Caros leitores, como estudioso do assunto posso dizer que a maçonaria no Brasil nunca foi um palco ruidoso. Continua discreta, quase invisível, mas seus legados ecoam em nossas escolas, bibliotecas e na educação pública. É preciso evidenciar na história ocultada que desde meados do século XIX, lojas maçônicas assumiram o protagonismo de iniciativas laicas, empenhadas em ampliar o acesso ao conhecimento. Entre 1860 e 1905, o número de lojas cresceu rapidamente de cerca de 180, em 1861–1865, para aproximadamente 615 até 1905 e com elas nasceram redes de escolas, bibliotecas e “aulas noturnas” voltadas a trabalhadores, adultos e mesmo ex-escravos. Nessas iniciativas, sobressaía uma visão clara: a universalização do ensino era o antídoto contra o fanatismo e a ignorância, alimentando um ideal de progresso republicano.
Em 1883, o maçom Rui Barbosa fundou a Liga do Ensino com forte apoio maçônico com o objetivo de defender o ensino público, laico e científico. A iniciativa se materializou em conferências, imprensa e sobretudo em uma escola modelo. Era o saber encarado como instrumento de libertação social e politização cidadã. A atuação não ficou restrita às capitais. Em Pernambuco, dezenas de lojas do interior mantinham escolas primárias e bibliotecas comunitárias. Locais como Goiana, Caruaru, Paudalho e Timbaúba contavam com bibliotecas com milhares de títulos, abertas à comunidade pobre. Entre 1912 e 1922, a Maçonaria contabilizou 132 escolas voltadas à educação popular, atendendo mais de 7 mil alunos.
Em São Paulo, a Loja “Sete de Setembro” criou, em 1913, nove unidades com ensino gratuito para crianças e adultos, reunindo cerca de 750 alunos, sobretudo filhos de operários e imigrantes; a Câmara aprovou recursos municipais para manter os aluguéis desses espaços. Esse trabalho discreto, mas profundo, ligava-se à filantropia maçônica. O Grande Oriente do Brasil, organização nacional da Maçonaria, enfatizava o dever de usar a caridade para promover educação: “A caridade é a base de todas as nossas ações… de qualquer pessoa em indigência”.
Os intelectuais maçons como advogados, pedagogos, mestres, promoveram reformas pedagógicas fundamentadas em métodos científicos, modernização dos currículos e valorização do professorado. O projeto nacional de educação laica e universal, central às primeiras décadas da República, deve muito à influência desses atores. Se a Maçonaria se mantém discreta, seu legado permanece como um tecido invisível, costurando o saber em nossas instituições e no imaginário coletivo. Através de bibliotecas, aulas, colégios públicos e do incentivo à modernização pedagógica, ela ergueu trincheiras de conhecimento contra o obscurantismo e a desigualdade.

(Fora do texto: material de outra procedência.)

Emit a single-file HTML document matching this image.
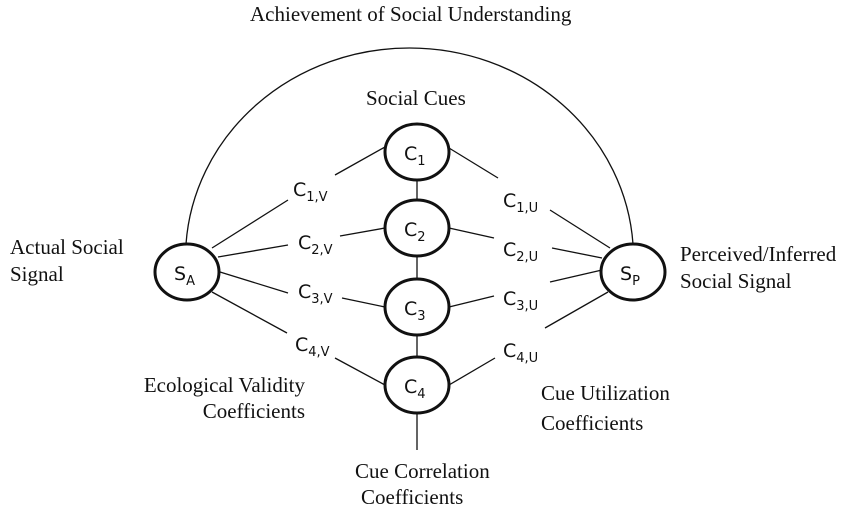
<!DOCTYPE html>
<html><head><style>
html,body{margin:0;padding:0;background:#fff;}
svg{display:block;}
.t{font-family:"Liberation Serif",serif;font-size:21px;fill:#111;}
.s{font-family:"DejaVu Sans","Liberation Sans",sans-serif;font-size:19px;fill:#111;}
.sub{font-size:13px;}
</style></head><body>
<svg width="850" height="511" viewBox="0 0 850 511" xmlns="http://www.w3.org/2000/svg">
<g stroke="#111" stroke-width="1.3" fill="none">
<path d="M186,244 A224 210 0 0 1 633,244"/>
<line x1="212" y1="248" x2="288" y2="200"/><line x1="335" y1="175" x2="385" y2="147"/>
<line x1="218" y1="257" x2="288" y2="245"/><line x1="340" y1="236" x2="385" y2="228"/>
<line x1="220" y1="272" x2="288" y2="293"/><line x1="342" y1="298" x2="385" y2="307"/>
<line x1="212" y1="292" x2="287" y2="333"/><line x1="335" y1="358" x2="385" y2="385"/>
<line x1="449" y1="148" x2="498" y2="178"/><line x1="550" y1="210" x2="610" y2="248"/>
<line x1="449" y1="228" x2="494" y2="238"/><line x1="552" y1="248" x2="602" y2="258"/>
<line x1="449" y1="307" x2="494" y2="296"/><line x1="550" y1="282" x2="602" y2="270"/>
<line x1="449" y1="385" x2="495" y2="358"/><line x1="545" y1="328" x2="608" y2="292"/>
<line x1="417" y1="180" x2="417" y2="200"/><line x1="417" y1="256" x2="417" y2="279"/>
<line x1="417" y1="335" x2="417" y2="357"/><line x1="417" y1="413" x2="417" y2="450"/>
</g>
<g stroke="#111" stroke-width="3" fill="#fff">
<ellipse cx="187" cy="272" rx="32" ry="28"/>
<ellipse cx="633" cy="272" rx="32" ry="28"/>
<ellipse cx="417" cy="152" rx="32" ry="28"/>
<ellipse cx="417" cy="228" rx="32" ry="28"/>
<ellipse cx="417" cy="307" rx="32" ry="28"/>
<ellipse cx="417" cy="385" rx="32" ry="28"/>
</g>
<g class="s">
<text x="174" y="280">S<tspan class="sub" dy="5">A</tspan></text>
<text x="620" y="280">S<tspan class="sub" dy="5">P</tspan></text>
<text x="404" y="160">C<tspan class="sub" dy="5">1</tspan></text>
<text x="404" y="236">C<tspan class="sub" dy="5">2</tspan></text>
<text x="404" y="315">C<tspan class="sub" dy="5">3</tspan></text>
<text x="404" y="393">C<tspan class="sub" dy="5">4</tspan></text>
<text x="293" y="196">C<tspan class="sub" dy="5">1,V</tspan></text>
<text x="298" y="249">C<tspan class="sub" dy="5">2,V</tspan></text>
<text x="298" y="298">C<tspan class="sub" dy="5">3,V</tspan></text>
<text x="295" y="351">C<tspan class="sub" dy="5">4,V</tspan></text>
<text x="503" y="207">C<tspan class="sub" dy="5">1,U</tspan></text>
<text x="503" y="256">C<tspan class="sub" dy="5">2,U</tspan></text>
<text x="503" y="305">C<tspan class="sub" dy="5">3,U</tspan></text>
<text x="503" y="357">C<tspan class="sub" dy="5">4,U</tspan></text>
</g>
<g class="t">
<text x="250" y="21">Achievement of Social Understanding</text>
<text x="366" y="105">Social Cues</text>
<text x="10" y="254">Actual Social</text>
<text x="10" y="281">Signal</text>
<text x="680" y="261">Perceived/Inferred</text>
<text x="680" y="288">Social Signal</text>
<text x="305" y="392" text-anchor="end">Ecological Validity</text>
<text x="305" y="418" text-anchor="end">Coefficients</text>
<text x="541" y="400">Cue Utilization</text>
<text x="541" y="430">Coefficients</text>
<text x="355" y="478">Cue Correlation</text>
<text x="361" y="504">Coefficients</text>
</g>
</svg>
</body></html>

Hoje, quando enfrentamos crises de desinformação, cortes na educação e crescente intolerância, cabe resgatar essa tocha silenciosa. Que sirva de lembrança que a construção de uma sociedade mais justa passa pela ampliação do acesso crítico ao saber. E que, mais uma vez, mãos discretas se dispuseram a criar escolas, bibliotecas e espaços de diálogo, mesmo que fora dos holofotes. É preciso sempre lembrar que onde há luz, a autoridade cega cai, e a democracia floresce discretamente, mas de forma duradoura. *Thales Aguiar é Jornalista, escritor e Especialista em Ciência Política.